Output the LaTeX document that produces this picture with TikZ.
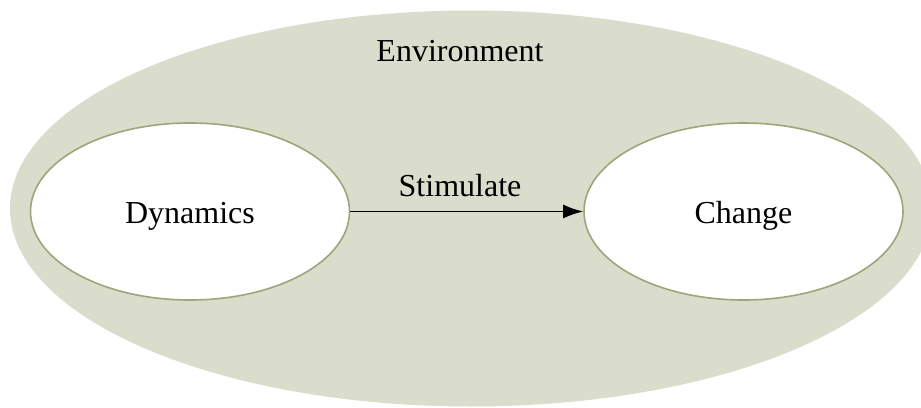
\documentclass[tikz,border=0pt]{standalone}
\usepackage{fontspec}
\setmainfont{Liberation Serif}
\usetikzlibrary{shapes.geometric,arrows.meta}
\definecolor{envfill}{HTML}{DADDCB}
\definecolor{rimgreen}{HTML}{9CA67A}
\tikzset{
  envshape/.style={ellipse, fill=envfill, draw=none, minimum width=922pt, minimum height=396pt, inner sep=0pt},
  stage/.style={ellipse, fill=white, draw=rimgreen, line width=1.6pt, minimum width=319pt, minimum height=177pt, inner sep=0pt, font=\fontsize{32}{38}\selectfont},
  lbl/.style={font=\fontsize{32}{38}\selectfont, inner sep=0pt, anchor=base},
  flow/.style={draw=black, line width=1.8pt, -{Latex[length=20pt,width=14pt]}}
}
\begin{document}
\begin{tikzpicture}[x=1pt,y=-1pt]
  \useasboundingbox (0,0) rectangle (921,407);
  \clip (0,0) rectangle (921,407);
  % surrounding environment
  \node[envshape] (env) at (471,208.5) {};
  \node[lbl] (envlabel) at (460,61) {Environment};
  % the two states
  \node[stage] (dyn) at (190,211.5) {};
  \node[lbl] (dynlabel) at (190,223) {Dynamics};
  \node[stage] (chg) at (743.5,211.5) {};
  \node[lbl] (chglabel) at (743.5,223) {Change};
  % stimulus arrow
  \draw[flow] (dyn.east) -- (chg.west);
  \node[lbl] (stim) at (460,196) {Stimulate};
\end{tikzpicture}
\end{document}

++++++++

The problem :: Write out the material above once more, exactly as it reads, with no pictures.

Response below ::
Output the LaTeX document that produces this picture with TikZ.
\documentclass[tikz,border=0pt]{standalone}
\usepackage{fontspec}
\setmainfont{Liberation Serif}
\usetikzlibrary{shapes.geometric,arrows.meta}
\definecolor{envfill}{HTML}{DADDCB}
\definecolor{rimgreen}{HTML}{9CA67A}
\tikzset{
  envshape/.style={ellipse, fill=envfill, draw=none, minimum width=922pt, minimum height=396pt, inner sep=0pt},
  stage/.style={ellipse, fill=white, draw=rimgreen, line width=1.6pt, minimum width=319pt, minimum height=177pt, inner sep=0pt, font=\fontsize{32}{38}\selectfont},
  lbl/.style={font=\fontsize{32}{38}\selectfont, inner sep=0pt, anchor=base},
  flow/.style={draw=black, line width=1.8pt, -{Latex[length=20pt,width=14pt]}}
}
\begin{document}
\begin{tikzpicture}[x=1pt,y=-1pt]
  \useasboundingbox (0,0) rectangle (921,407);
  \clip (0,0) rectangle (921,407);
  % surrounding environment
  \node[envshape] (env) at (471,208.5) {};
  \node[lbl] (envlabel) at (460,61) {Environment};
  % the two states
  \node[stage] (dyn) at (190,211.5) {};
  \node[lbl] (dynlabel) at (190,223) {Dynamics};
  \node[stage] (chg) at (743.5,211.5) {};
  \node[lbl] (chglabel) at (743.5,223) {Change};
  % stimulus arrow
  \draw[flow] (dyn.east) -- (chg.west);
  \node[lbl] (stim) at (460,196) {Stimulate};
\end{tikzpicture}
\end{document}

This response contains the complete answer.